ANNAPOLIS – Educators criticized the Maryland School Performance Assessment tests Thursday before a House of Delegates panel, saying they lower morale and creativity in students and frustrate teachers.
The school officials told the House Ways and Means Committee that they need House Bill 1131, which would form a commission to examine the effectiveness of the MSPAP tests and make suggestions for change.
The commission would give teachers a forum, said the main sponsor, Delegate Thomas E. Dewberry, D-Baltimore County, and would not necessarily mean elimination of the tests.
“That’s all this bill does – it gives them the opportunity to be heard,” said Dewberry, who also supports the tests.
The MSPAP test is given annually statewide to third-, fifth-, and eighth-graders to evaluate reading, math, writing, language usage, science, and social studies skills.
But it inhibits students in other areas, including creativity and morale, critics at the hearing said. And teachers are overburdened with both lengthy hours of test preparation and regular instruction, a combination that is leading more teachers to resign, they said.
“Teachers are burning out,” said Beatrice Doose, a third-grade teacher at Halstead Academy in Baltimore County.
Students burn out, too, said Lillian Gibbons, a Baltimore County seventh- grader. Teachers spend so much time drilling them on the tests, that by the time they’re examined they don’t do their best, she said.
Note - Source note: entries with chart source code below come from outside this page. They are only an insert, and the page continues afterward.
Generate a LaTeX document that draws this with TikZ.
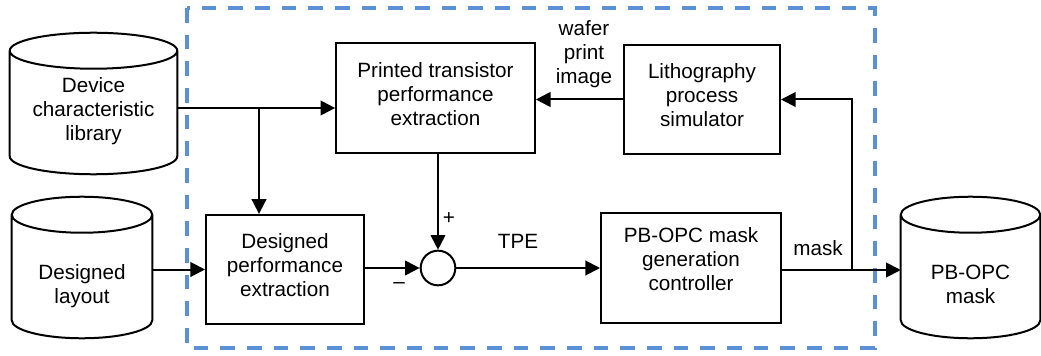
\documentclass[tikz,border=0pt]{standalone}
\usepackage{fontspec}
\setmainfont{Liberation Sans}
\usetikzlibrary{calc,arrows.meta}
\definecolor{boxblue}{RGB}{91,143,214}
\tikzset{
	block/.style={draw,line width=1.5pt,inner sep=0pt},
	store/.style={inner sep=0pt,minimum height=105.75pt},
	boxtext/.style={align=center},
	arr/.style={line width=1.5pt,-{Triangle[length=11pt,width=11pt]}},
}
\begin{document}
\begin{tikzpicture}[x=0.75pt,y=-0.75pt,font=\fontsize{15.5}{18}\selectfont]
		\useasboundingbox (0,0) rectangle (1041,356);
		%Cadre
		\draw[boxblue,line width=2.5pt,dash pattern=on 11pt off 9pt] (187,8) rectangle (875,348);

		%Bases de donnees
		\node[store,minimum width=125.25pt,label={[boxtext,yshift=-5.6pt]center:Device\\characteristic\\library}] (dcl) at (93.5,103.5) {};
		\node[store,minimum width=105pt,label={[boxtext,yshift=-13.9pt]center:Designed\\layout}] (dl) at (82,267.5) {};
		\node[store,minimum width=104.25pt,label={[boxtext,yshift=-13pt]center:PB-OPC\\mask}] (pbm) at (970.5,267.5) {};
		\foreach \c in {dcl,dl,pbm}{
			\draw[line width=1.5pt] let \p1=(\c.north west),\p2=(\c.south east),\n1={(\x2-\x1)/2} in
				(\x1,{\y1-13.5pt}) -- (\x1,{\y2+13.5pt}) arc[start angle=180,end angle=360,x radius=\n1,y radius=13.5pt]
				-- (\x2,{\y1-13.5pt}) ({\x1+\n1},{\y1-13.5pt}) ellipse[x radius=\n1,y radius=13.5pt];
			}

		%Blocs
		\node[block,minimum width=149pt,minimum height=82.5pt,label={[boxtext,yshift=3pt]center:Printed transistor\\performance\\extraction}] (pte) at (435.5,98) {};
		\node[block,minimum width=118.5pt,minimum height=82pt,label={[boxtext,yshift=3pt]center:Designed\\performance\\extraction}] (dpe) at (285,269.5) {};
		\node[block,minimum width=117pt,minimum height=82pt,label={[boxtext,yshift=3pt]center:Lithography\\process\\simulator}] (lps) at (702,99.5) {};
		\node[block,minimum width=135pt,minimum height=82.5pt,label={[boxtext,yshift=6.5pt]center:PB-OPC mask\\generation\\controller}] (mgc) at (691,268) {};
		\node[draw,circle,line width=1.5pt,minimum size=26pt,inner sep=0pt] (sum) at (438,268) {};

		%Fleches
		\coordinate (j1) at (259,108);
		\coordinate (j2) at (852,270);
		\draw[arr] (dcl.east |- j1) -- (pte.west |- j1);
		\draw[arr] (j1) -- (j1 |- dpe.north);
		\draw[arr] (dl.east |- dpe.west) -- (dpe.west);
		\draw[arr] (dpe.east |- sum) -- (sum.west);
		\draw[arr] (pte.south -| sum) -- (sum.north);
		\draw[arr] (sum.east) -- (mgc.west |- sum);
		\draw[arr] (mgc.east |- j2) -- (pbm.west |- j2);
		\draw[arr] (j2) |- (lps.east);
		\draw[arr] (lps.west) -- (pte.east |- lps.west);

		%Etiquettes
		\node (plus) at (449,219) {+};
		\node (minus) at (399,286) {--};
		\node (tpe) at (518,241) {TPE};
		\node (mask) at (818,248) {mask};
		\node[align=center] (wpi) at (584,54) {wafer\\print\\image};
\end{tikzpicture}
\end{document}
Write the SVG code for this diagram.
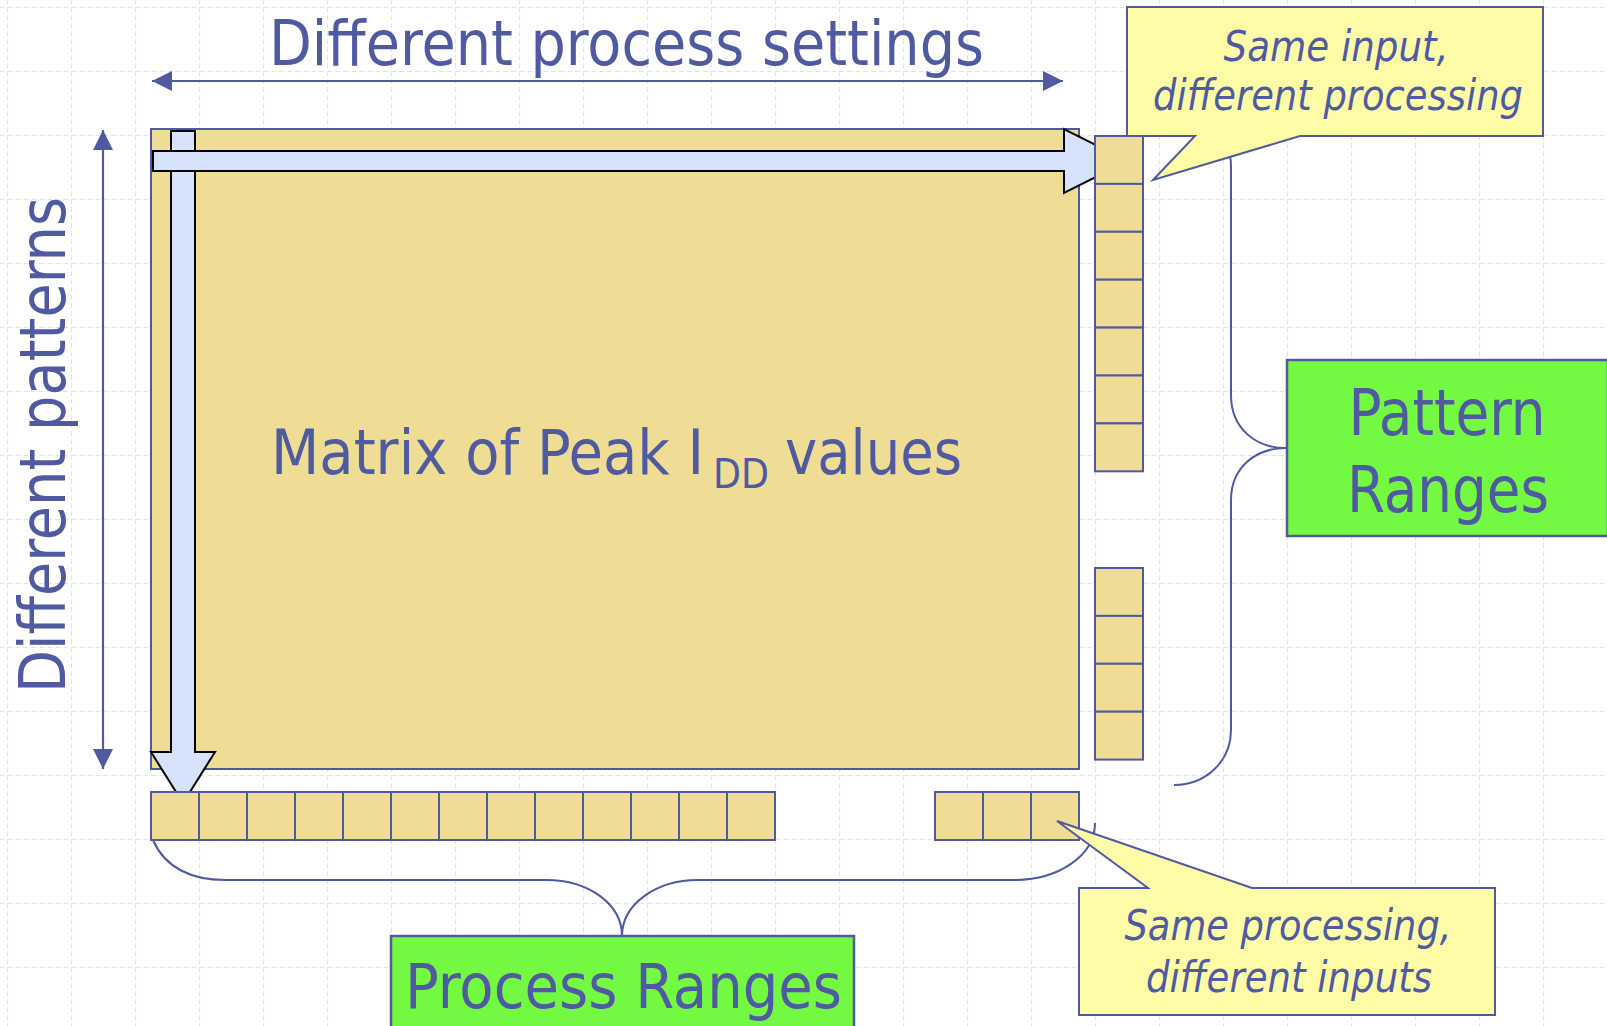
<svg xmlns="http://www.w3.org/2000/svg" width="1607" height="1026" viewBox="0 0 1607 1026">
<defs>
<style>
.txt{fill:#4F5AA0;font-family:"DejaVu Sans Condensed","DejaVu Sans","Liberation Sans",sans-serif;font-stretch:condensed}
.it{font-style:italic}
.cell{fill:#EFDD95;stroke:#4F5AA0;stroke-width:2}
.blk{fill:#D7E3FB;stroke:#000;stroke-width:2;stroke-linejoin:miter}
.brace{fill:none;stroke:#4F5AA0;stroke-width:2}
.callout{fill:#FFFCA8;stroke:#4F5AA0;stroke-width:2}
.green{fill:#74F942;stroke:#4F5AA0;stroke-width:2.5}
.thin{stroke:#4F5AA0;stroke-width:2.2;fill:none}
.grid{fill:none;stroke:#DAE3FA;stroke-width:1.2;stroke-dasharray:5 3}
</style>
<pattern id="gridpat" patternUnits="userSpaceOnUse" x="7" y="7" width="64" height="64">
<path class="grid" d="M0 0.5 H64 M0.5 0 V64"/>
</pattern>
<marker id="ah" viewBox="0 0 20 20" refX="20" refY="10" markerWidth="20" markerHeight="20" markerUnits="userSpaceOnUse" orient="auto-start-reverse">
<path d="M0,0 L20,10 L0,20 Z" fill="#4F5AA0"/>
</marker>
</defs>
<rect x="0" y="0" width="1607" height="1026" fill="#FFFFFF"/>
<rect x="0" y="0" width="1607" height="1026" fill="url(#gridpat)"/>

<g id="matrix">
<rect class="cell" x="151" y="129" width="928" height="640"/>
<text class="txt" font-size="63"><tspan x="271" y="474" textLength="433" lengthAdjust="spacingAndGlyphs">Matrix of Peak I</tspan><tspan x="713" y="488" font-size="40" textLength="56" lengthAdjust="spacingAndGlyphs">DD</tspan><tspan x="785" y="474" textLength="177" lengthAdjust="spacingAndGlyphs">values</tspan></text>
</g>

<g id="connectors">
<path id="arrow-down" class="blk" d="M171 131 H195 V752 H215 L183 803 L151 752 H171 Z"/>
<path id="arrow-right" class="blk" d="M153 151 H1064 V129 L1128 161 L1064 193 V171 H153 Z"/>
<line class="thin" x1="152" y1="81" x2="1063" y2="81" marker-start="url(#ah)" marker-end="url(#ah)"/>
<line class="thin" x1="103" y1="130" x2="103" y2="769" marker-start="url(#ah)" marker-end="url(#ah)"/>
<path id="brace-right" class="brace" d="M1174 111 C1205 111 1231 135 1231 166 L1231 395 C1231 428 1255 448 1286 448 C1255 448 1231 468 1231 500 L1231 730 C1231 762 1205 785 1174 785"/>
<path id="brace-bottom" class="brace" d="M153 840 C165 868 192 880 225 880 L546 880 C590 880 622 905 622 936 C622 905 655 880 698 880 L1014 880 C1058 880 1095 856 1095 823"/>
</g>

<g id="pattern-cells">
<rect class="cell" x="1095" y="136" width="48" height="47.9"/>
<rect class="cell" x="1095" y="183.9" width="48" height="47.9"/>
<rect class="cell" x="1095" y="231.8" width="48" height="47.9"/>
<rect class="cell" x="1095" y="279.7" width="48" height="47.9"/>
<rect class="cell" x="1095" y="327.6" width="48" height="47.9"/>
<rect class="cell" x="1095" y="375.5" width="48" height="47.9"/>
<rect class="cell" x="1095" y="423.4" width="48" height="47.9"/>
<rect class="cell" x="1095" y="568" width="48" height="47.9"/>
<rect class="cell" x="1095" y="615.9" width="48" height="47.9"/>
<rect class="cell" x="1095" y="663.8" width="48" height="47.9"/>
<rect class="cell" x="1095" y="711.7" width="48" height="47.9"/>
</g>

<g id="process-cells">
<rect class="cell" x="151" y="792" width="48" height="48"/>
<rect class="cell" x="199" y="792" width="48" height="48"/>
<rect class="cell" x="247" y="792" width="48" height="48"/>
<rect class="cell" x="295" y="792" width="48" height="48"/>
<rect class="cell" x="343" y="792" width="48" height="48"/>
<rect class="cell" x="391" y="792" width="48" height="48"/>
<rect class="cell" x="439" y="792" width="48" height="48"/>
<rect class="cell" x="487" y="792" width="48" height="48"/>
<rect class="cell" x="535" y="792" width="48" height="48"/>
<rect class="cell" x="583" y="792" width="48" height="48"/>
<rect class="cell" x="631" y="792" width="48" height="48"/>
<rect class="cell" x="679" y="792" width="48" height="48"/>
<rect class="cell" x="727" y="792" width="48" height="48"/>
<rect class="cell" x="935" y="792" width="48" height="48"/>
<rect class="cell" x="983" y="792" width="48" height="48"/>
<rect class="cell" x="1031" y="792" width="48" height="48"/>
</g>

<g id="title-top">
<text class="txt" x="269" y="65" font-size="62" textLength="715" lengthAdjust="spacingAndGlyphs">Different process settings</text>
</g>

<g id="title-left">
<text class="txt" font-size="64" transform="translate(65,693) rotate(-90)" textLength="496" lengthAdjust="spacingAndGlyphs">Different patterns</text>
</g>

<g id="callout-top">
<path class="callout" d="M1127 7 H1543 V136 H1300 L1153 180 L1195 136 H1127 Z"/>
<text class="txt it" font-size="43" text-anchor="middle"><tspan x="1336" y="61" textLength="225" lengthAdjust="spacingAndGlyphs">Same input,</tspan><tspan x="1338" y="110" textLength="370" lengthAdjust="spacingAndGlyphs">different processing</tspan></text>
</g>

<g id="callout-bottom">
<path class="callout" d="M1079 888 H1148 L1057 821 L1252 888 H1495 V1015 H1079 Z"/>
<text class="txt it" font-size="43" text-anchor="middle"><tspan x="1288" y="940" textLength="327" lengthAdjust="spacingAndGlyphs">Same processing,</tspan><tspan x="1289" y="992" textLength="286" lengthAdjust="spacingAndGlyphs">different inputs</tspan></text>
</g>

<g id="pattern-ranges">
<rect class="green" x="1287" y="360" width="321" height="176"/>
<text class="txt" font-size="64" text-anchor="middle"><tspan x="1447" y="435" textLength="197" lengthAdjust="spacingAndGlyphs">Pattern</tspan><tspan x="1448" y="512" textLength="202" lengthAdjust="spacingAndGlyphs">Ranges</tspan></text>
</g>

<g id="process-ranges">
<rect class="green" x="391" y="936" width="463" height="100"/>
<text class="txt" x="405" y="1008" font-size="62" textLength="437" lengthAdjust="spacingAndGlyphs">Process Ranges</text>
</g>
</svg>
Plus, students don’t get individual feedback on the results.
Under the bill, a panel of 15, including legislators and teachers, would develop and give a survey to elementary and middle schools.
“We need this kind of step-back opportunity to look at the issues,” including the appropriateness of the test’s length, and whether third-graders are old enough to take them, said Patricia Foerster, Maryland State Teachers Association president.
But teachers do have a say, said Gary Heath of the Maryland State Department of Education, because they write the exams. About 150 to 200 teachers helped write the tests for 2002, he said.
Supporters of the tests also said the test accurately evaluates student performance, and gives teachers direction.
Five years ago, said Fort Foote Elementary School Principal Robyn Zgorski, her students’ test scores were in the teens. Now, she said, the scores are in the 60s and 70s. The focus that the MSPAP tests provided the teachers, she said, caused such a great increase.